Pertanyaan: Apakah yang dimaksud oleh demitologisasi? Apakah Alkitab mengandung elemen mitos yang perlu dihapus?
Jawaban:
Konsep demitologisasi berasal dari Rudolf Bultmann, seorang teolog dan sarjana Perjanjian Baru ternama pada abad ke-20. Bultmann percaya bahwa Perjanjian Baru hanya berupa rekaman pertemuan antara manusia dengan Allah dalam Kristus. Menurut Bultmaan, para penulis Injil menggunakan istilah dan konsep yang umum digunakan pada waktu itu, yang berhubungan erat dengan mujizat dan hal-hal supranatural, yang dianggapnya sebagai mitos.

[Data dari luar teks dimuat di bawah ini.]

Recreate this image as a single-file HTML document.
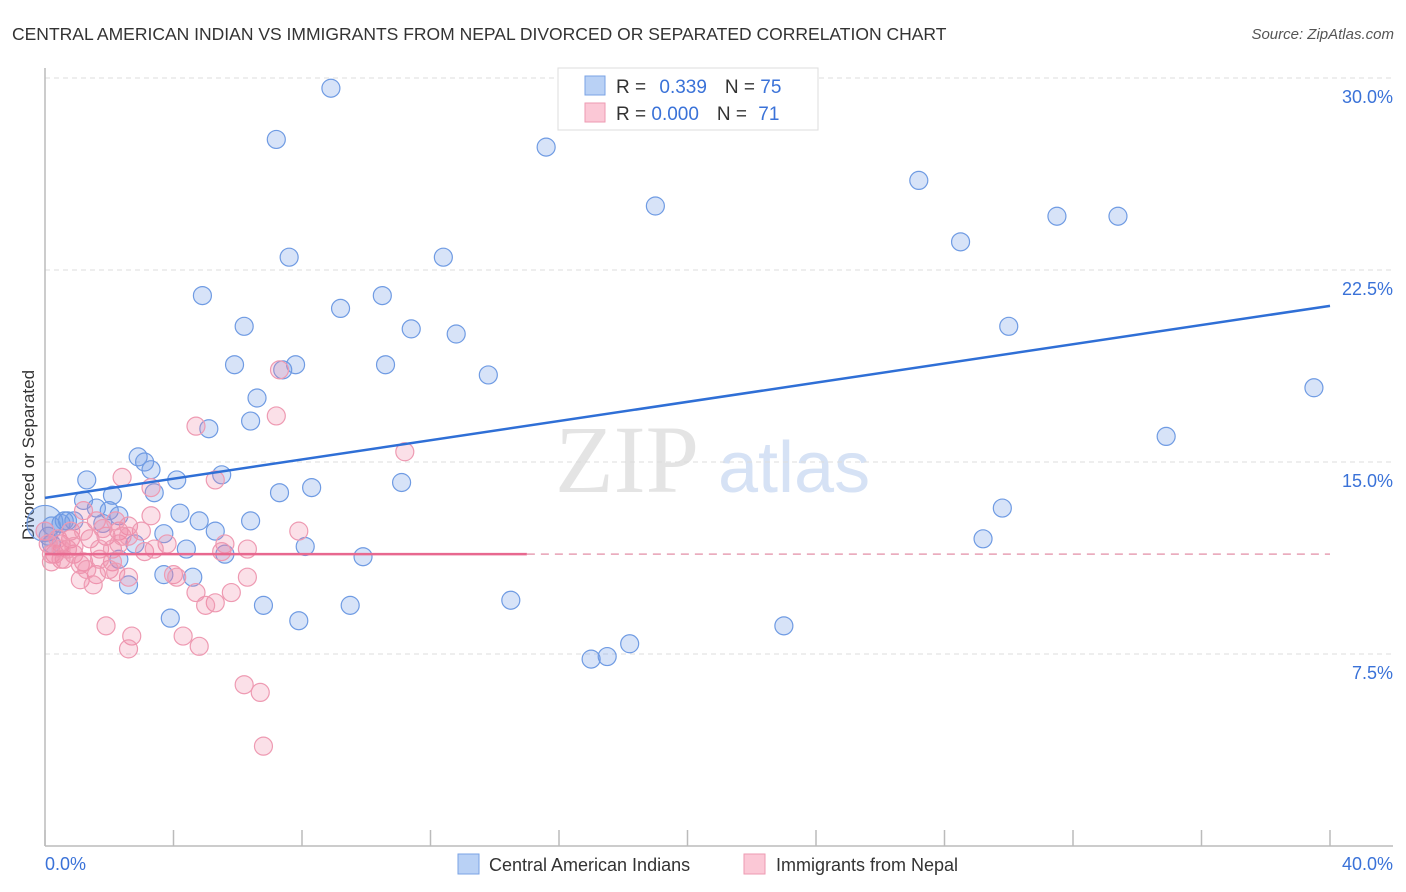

Bultmann mengusulkan, demi membuat injil semakin relevan dan mudah diterima oleh pemikir modern, Perjanjian Baru perlu melewati demitologisasi. Dalam kata lain, hal yang mitologis (atau bersifat mujizat) harus disingkirkan, barulah kebenaran universal dapat nampak. Bagi Bultmann, kebenaran universal ialah bahwa, dalam Kristus, Allah telah bertindak bagi kebaikan umat manusia. Akan tetapi, rekaman peristiwa Perjanjian Baru seperti kelahiran dari perawan, berjalan di atas air, menggandakan roti dan ikan, memulihkan penglihatan para orang buta, bahkan kebangkitan Yesus harus dihapus karena berupa tambahan mitologis pada pesan yang penting. Pada zaman ini banyak bentuk keKristenan yang memeluk pola pemikiran tersebut, baik mereka yang mengakui Bultmann atau tidak. Apa yang disebut sebagai “liberalisme umum” memeluk konsep Alkitab demitologisasi. Liberalisme mengajarkan kebaikan Allah secara ambigu, dengan menekankan mengikuti teladan Kristus tapi mengabaikan atau menolak hal yang supranatural.
Bultmann gagal menyadari bahwa hal yang bersifat mujizat (yang ia juluki sebagai mitologis) adalah pokok injil. Selebihnya, orang yang hidup pada abad pertama bukan orang yang mudah percaya atau mudah ditipu sedangkan “manusia modern” lebih tajam. Ketika malaikat mengumumkan pada perawan Maria bahwa ia akan mengandung bayi, Maria tahu bahwa kejadian semacam itu bukanlah normal (Lukas 1:34). Yusuf juga harus diyakinkan (Matius 1:18-21). Tomas tahu bahwa kebangkitan bukan normanya setelah penyaliban dan menyaratkan bukti yang nyata sebelum ia percaya (Yohanes 20:24-25).
Paulus juga menghadapi sebuah ajaran yang mengacaukan umat percaya di Korintus. Dalam membela doktrin kebangkitan, Paulus menjelaskan bahwa injil yang di-demitologisasi bukanlah kabar baik sama sekali. Kebangkitan Yesus adalah fakta “yang sangat penting” (1 Korintus 15:3), dan peristiwa itu bersejarah dan dapat dibenarkan (ayat 5). “Tetapi andaikata Kristus tidak dibangkitkan, maka sia-sialah pemberitaan kami dan sia-sialah juga kepercayaan kamu. Lebih dari pada itu kami ternyata berdusta terhadap Allah, karena tentang Dia kami katakan, bahwa Ia telah membangkitkan Kristus--padahal Ia tidak membangkitkan-Nya, kalau andaikata benar, bahwa orang mati tidak dibangkitkan. Sebab jika benar orang mati tidak dibangkitkan, maka Kristus juga tidak dibangkitkan. Dan jika Kristus tidak dibangkitkan, maka sia-sialah kepercayaan kamu dan kamu masih hidup dalam dosamu. Demikianlah binasa juga orang-orang yang mati dalam Kristus. Jikalau kita hanya dalam hidup ini saja menaruh pengharapan pada Kristus, maka kita adalah orang-orang yang paling malang dari segala manusia” (ayat 14-19).
Sebagai rangkuman, Perjanjian Baru tidak perlu di-demitologisasi. Apa yang dijuluki mitos oleh Bultmann adalah mujizat, dan hal yang bersifat mujizat melekat pada pokok Perjanjian Baru – sejak kelahiran oleh perawan, hingga kebangkitan Yesus, sampai kedatangan-Nya yang kedua, dan kebangkitan orang percaya. Sebaliknya, “pemikir modern” harus diperkenalkan ulang pada “pola pemikiran terdahulu” yang setidaknya masih terbuka pada kemungkinan campur tangan supranatural.